The School of Rock, Richard Linklater’s film from 2003, is probably the greatest movie ever made. Please do not misunderstand – The School of Rock is most assuredly not really the greatest movie ever made. I merely mean to suggest that whenever I watch The School of Rock it is always the movie I need to be watching at that precise moment and that in that precise moment there is not another movie made that will be more conducive to my then state of mind and so in that purified window of time it is……perfect. It is for 108 minutes and those 108 minutes only the greatest movie ever made.
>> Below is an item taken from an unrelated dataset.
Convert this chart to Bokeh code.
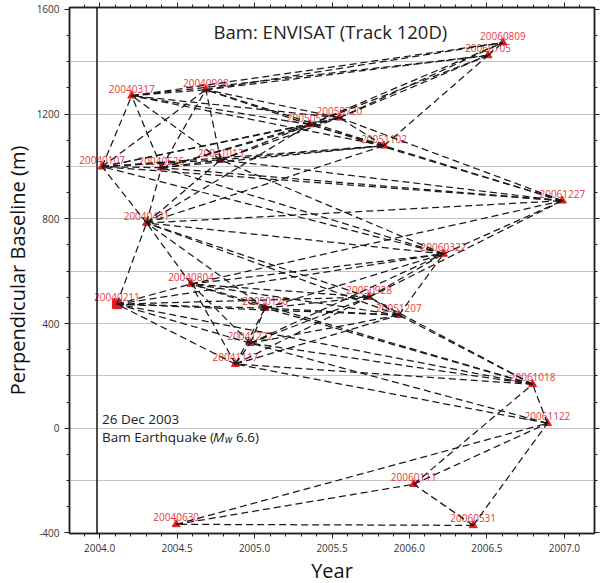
import datetime as dt
from bokeh.plotting import figure
from bokeh.models import (ColumnDataSource, Range1d, LinearAxis, FixedTicker, Span, Label, Title)
from bokeh.embed import file_html
from bokeh.resources import INLINE
from bokeh.core.properties import value

# ---------------- data ----------------
acq_dates = ["20040107", "20040211", "20040317", "20040421", "20040526", "20040630",
             "20040804", "20040908", "20041013", "20041117", "20041222", "20050126",
             "20050511", "20050720", "20050928", "20051102", "20051207", "20060111",
             "20060322", "20060531", "20060705", "20060809", "20061018", "20061122",
             "20061227"]
bperp_m = [999, 474, 1270, 784, 995, -367,
           551, 1293, 1025, 245, 325, 459,
           1160, 1186, 501, 1079, 432, -214,
           666, -371, 1424, 1473, 168, 19,
           869]
master_date = "20040211"
quake_date = "20031226"

pairs = [
    ("20060531", "20040630"), ("20060531", "20060111"), ("20060531", "20061122"),
    ("20040630", "20060111"), ("20040630", "20061122"),
    ("20060111", "20061122"), ("20060111", "20061018"),
    ("20061122", "20061018"), ("20061122", "20041117"), ("20061122", "20041222"),
    ("20061018", "20041117"), ("20061018", "20041222"), ("20061018", "20051207"),
    ("20061018", "20050126"), ("20061018", "20040211"), ("20061018", "20050928"),
    ("20061018", "20040804"),
    ("20041117", "20041222"), ("20041117", "20051207"), ("20041117", "20050126"),
    ("20041117", "20040211"), ("20041117", "20050928"), ("20041117", "20040804"),
    ("20041222", "20051207"), ("20041222", "20050126"), ("20041222", "20040211"),
    ("20041222", "20050928"), ("20041222", "20040804"), ("20041222", "20060322"),
    ("20051207", "20050126"), ("20051207", "20040211"), ("20051207", "20050928"),
    ("20051207", "20040804"), ("20051207", "20060322"), ("20051207", "20040421"),
    ("20050126", "20040211"), ("20050126", "20050928"), ("20050126", "20040804"),
    ("20050126", "20060322"), ("20050126", "20040421"),
    ("20040211", "20050928"), ("20040211", "20040804"), ("20040211", "20060322"),
    ("20040211", "20040421"),
    ("20050928", "20040804"), ("20050928", "20060322"), ("20050928", "20040421"),
    ("20050928", "20061227"),
    ("20040804", "20060322"), ("20040804", "20040421"), ("20040804", "20061227"),
    ("20060322", "20040421"), ("20060322", "20061227"), ("20060322", "20040526"),
    ("20060322", "20040107"), ("20060322", "20041013"),
    ("20040421", "20061227"), ("20040421", "20040526"), ("20040421", "20040107"),
    ("20040421", "20041013"), ("20040421", "20051102"), ("20040421", "20050511"),
    ("20061227", "20040526"), ("20061227", "20040107"), ("20061227", "20041013"),
    ("20061227", "20051102"), ("20061227", "20050511"), ("20061227", "20050720"),
    ("20040526", "20040107"), ("20040526", "20041013"), ("20040526", "20051102"),
    ("20040526", "20050511"), ("20040526", "20050720"), ("20040526", "20040317"),
    ("20040526", "20040908"),
    ("20040107", "20041013"), ("20040107", "20051102"), ("20040107", "20050511"),
    ("20040107", "20050720"), ("20040107", "20040317"), ("20040107", "20040908"),
    ("20041013", "20051102"), ("20041013", "20050511"), ("20041013", "20050720"),
    ("20041013", "20040317"), ("20041013", "20040908"),
    ("20051102", "20050511"), ("20051102", "20050720"), ("20051102", "20040317"),
    ("20051102", "20040908"), ("20051102", "20060705"),
    ("20050511", "20050720"), ("20050511", "20040317"), ("20050511", "20040908"),
    ("20050511", "20060705"), ("20050511", "20060809"),
    ("20050720", "20040317"), ("20050720", "20040908"), ("20050720", "20060705"),
    ("20050720", "20060809"),
    ("20040317", "20040908"), ("20040317", "20060705"), ("20040317", "20060809"),
    ("20040908", "20060705"), ("20040908", "20060809"),
    ("20060705", "20060809"),
]

x_tick_values = [2004.0, 2004.5, 2005.0, 2005.5, 2006.0, 2006.5, 2007.0]
x_tick_labels = ["2004.0", "2004.5", "2005.0", "2005.5", "2006.0", "2006.5", "2007.0"]
y_tick_values = [-400, 0, 400, 800, 1200, 1600]
y_tick_labels = ["-400", "0", "400", "800", "1200", "1600"]
y_grid_values = [-200, 0, 200, 400, 600, 800, 1000, 1200, 1400]
x_minor_values = [round(2003.9 + 0.1 * i, 1) for i in range(33)]
y_minor_values = [-400 + 100 * i for i in range(21)]

title_text = "Bam: ENVISAT (Track 120D)"
quake_line1 = "26 Dec 2003"
x_title = "Year"
y_title = "Perpendicular Baseline (m)"

# ---------------- helpers ----------------
def decimal_year(s):
    d = dt.date(int(s[:4]), int(s[4:6]), int(s[6:]))
    start = dt.date(d.year, 1, 1)
    n = (dt.date(d.year + 1, 1, 1) - start).days
    return d.year + (d - start).days / n

years = [decimal_year(s) for s in acq_dates]
pos = {s: (x, b) for s, x, b in zip(acq_dates, years, bperp_m)}

nodes = ColumnDataSource(dict(x=years, y=bperp_m, label=acq_dates))
ms = [i for i, s in enumerate(acq_dates) if s == master_date]
others = [i for i, s in enumerate(acq_dates) if s != master_date]
src_tri = ColumnDataSource(dict(x=[years[i] for i in others], y=[bperp_m[i] for i in others]))
src_sq = ColumnDataSource(dict(x=[years[i] for i in ms], y=[bperp_m[i] for i in ms]))
edges = ColumnDataSource(dict(
    x0=[pos[a][0] for a, b in pairs], y0=[pos[a][1] for a, b in pairs],
    x1=[pos[b][0] for a, b in pairs], y1=[pos[b][1] for a, b in pairs]))

FONT = "Open Sans"
Y0, Y1 = -402, 1607

p = figure(width=607, height=583, output_backend="svg", toolbar_location=None,
           x_range=Range1d(2003.806, 2007.194), y_range=Range1d(Y0, Y1),
           min_border_left=69, min_border_right=13, min_border_top=7, min_border_bottom=0)
p.background_fill_color = "white"
p.outline_line_color = "#222222"
p.outline_line_width = 1.5

# grid
p.xgrid.visible = False
p.ygrid.ticker = FixedTicker(ticks=y_grid_values)
p.ygrid.grid_line_color = "#c4c4c4"
p.ygrid.grid_line_width = 1

def style_axis(ax, labels=True):
    ax.axis_line_color = "#222222"
    ax.axis_line_width = 1.5
    ax.major_tick_line_color = "#222222"
    ax.minor_tick_line_color = "#222222"
    ax.major_tick_out = 5
    ax.major_tick_in = 0
    ax.minor_tick_out = 3
    ax.minor_tick_in = 0
    if labels:
        ax.major_label_text_font = FONT
        ax.major_label_text_font_size = "10px"
        ax.major_label_text_color = "#333333"
        ax.major_label_standoff = 5
    else:
        ax.major_label_text_font_size = "0px"
        ax.major_label_text_color = None
        ax.major_label_standoff = 0

xt = FixedTicker(ticks=x_tick_values, minor_ticks=x_minor_values)
yt = FixedTicker(ticks=y_tick_values, minor_ticks=y_minor_values)

p.xaxis.ticker = xt
p.xaxis.major_label_overrides = dict(zip(x_tick_values, x_tick_labels))
p.yaxis.ticker = yt
p.yaxis.major_label_overrides = dict(zip(y_tick_values, y_tick_labels))
style_axis(p.xaxis[0])
style_axis(p.yaxis[0])
p.yaxis.axis_label = y_title
ax = p.yaxis[0]
ax.axis_label_text_font = FONT
ax.axis_label_text_font_size = "20px"
ax.axis_label_text_font_style = "normal"
ax.axis_label_text_color = "#111111"
ax.axis_label_standoff = 3

top_ax = LinearAxis(ticker=FixedTicker(ticks=x_tick_values, minor_ticks=x_minor_values))
right_ax = LinearAxis(ticker=FixedTicker(ticks=y_tick_values, minor_ticks=y_minor_values))
style_axis(top_ax, labels=False)
style_axis(right_ax, labels=False)
right_ax.major_label_overrides = {v: "" for v in y_tick_values}
p.add_layout(top_ax, "above")
p.add_layout(right_ax, "right")

# x-axis title below the tick labels
p.add_layout(Title(text=x_title, align="center", text_font=FONT, text_font_size="20px",
                   text_font_style="normal", text_color="#111111", standoff=0), "below")

# earthquake line
p.add_layout(Span(location=decimal_year(quake_date), dimension="height",
                  line_color="#111111", line_width=1.5))

# markers and labels
p.scatter("x", "y", source=src_tri, marker="triangle", size=8,
          fill_color="#e41a1c", line_color="#e41a1c")
p.scatter("x", "y", source=src_sq, marker="square", size=9,
          fill_color="#e41a1c", line_color="#e41a1c")
p.text("x", "y", text="label", source=nodes, text_font=value(FONT),
       text_font_size="10px", text_color="#e8383d", text_align="center",
       text_baseline="middle", y_offset=-7)

# interferogram pairs
p.segment("x0", "y0", "x1", "y1", source=edges, line_color="#1a1a1a",
          line_width=1.25, line_dash="7 4")

# title inside plot
p.add_layout(Label(x=2005.49, y=1516, text=title_text, text_font=FONT,
                   text_font_size="18.5px", text_color="#222222",
                   text_align="center", text_baseline="middle"))

qx = decimal_year(quake_date)
common = dict(text_font=FONT, text_color="#222222", text_baseline="middle")
p.add_layout(Label(x=qx, y=35, x_offset=5, text=quake_line1, text_font_size="13.5px", **common))
p.add_layout(Label(x=qx, y=-32, x_offset=5, text="Bam Earthquake (", text_font_size="13.5px", **common))
p.add_layout(Label(x=qx, y=-32, x_offset=116, text="M", text_font_size="13.5px",
                   text_font_style="italic", **common))
p.add_layout(Label(x=qx, y=-32, x_offset=128, y_offset=-2, text="w", text_font_size="10px",
                   text_font_style="italic", **common))
p.add_layout(Label(x=qx, y=-32, x_offset=139, text="6.6)", text_font_size="13.5px", **common))

open("out.html", "w").write(file_html(p, INLINE))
Jack Black is Dewey Finn, a guitarist molded in the likeness of Angus Young with a little Jimmy Page to burn, who is jettisoned from his band by being too devoted to the gods of music. Down on his luck, jobless and moneyless and needing to pay his rent he does a dirty deed when he takes a phone call intended for his roommate (Mike White, who wrote the script), an aspiring teacher and dating a Grade A Bitch (Sarah Silverman, exuding Grade A Bitchiness), for a substitute teacher position at a prestigious private school. Initially he intends to keep his head down, sleep through class and collect a paycheck. Until he hears his pupils playing in music class, that is, at which point he decides to fashion himself a makeshift rock ‘n’ roll band dressed in school uniforms and haul them to the renowned Battle of the Bands.
Classically-trained, the mighty-mites are taught by Dewey to embrace classic rock instead. He gives them homework assignments in the form of CDs (sigh……nostalgia) and assigns each student not on an instrument with a task crucial to the band’s success – backup singers, roadies, security, stylist, and Summer Hathaway, a fledgling state Senator, is made band manager because she’s far more responsible than Dewey. More importantly, though, he teaches the uncool keyboardist to embrace his inner cool, gets the insecure Tomika to unleash her inner-Aretha and shows lead guitarist Zack how to prevent his Dad and/or The Man from getting him down. In turn, the kids teach Dewey accountability and faith in his fellow man (different from The Man).
Eventually, of course, in keeping with story necessities, the jig is up, Dewey is jettisoned again and the all-important gig at the Battle of the Bands looks to be kaput. But the kids execute a school break-out, pick up their bandleader and make it to the show in the nick of time, as Principal (Joan Cusack) and parents strike out after them, naturally manage to make it down front for the show and then, rather than pull the plug, become transformed by the music their kids are making.
The end is so by the book for a movie of this nature, except that simultaneously it serves and reinforces the spirit of rock ‘n’ roll. They stick it to The Man by busting out and they cleanse all souls with their righteous tuneage. And that is Linklater’s true and phenomenal achievement – he has constructed a film that embodies the very ethos of punk rock by fitting it into the expectant formula of a kids’ movie. It hits every beat of the genre but never feels false because the attitude is so entirely true.
Some may point out that the kids, on account of Dewey, are far behind in their studies, that the vocals of Blondie and the keyboards of Yes do not cancel out math and science. These people, however, are not familiar with one of the most famous Bruce Springsteen lines of ‘em all. “We learned more from a three minute record, baby, then we ever learned in school.”
Those lines are really just romanticized rhetoric, sure, but, hey, that’s what rock ‘n’ roll is. And so is The School of Rock. And that’s why it’s perfect.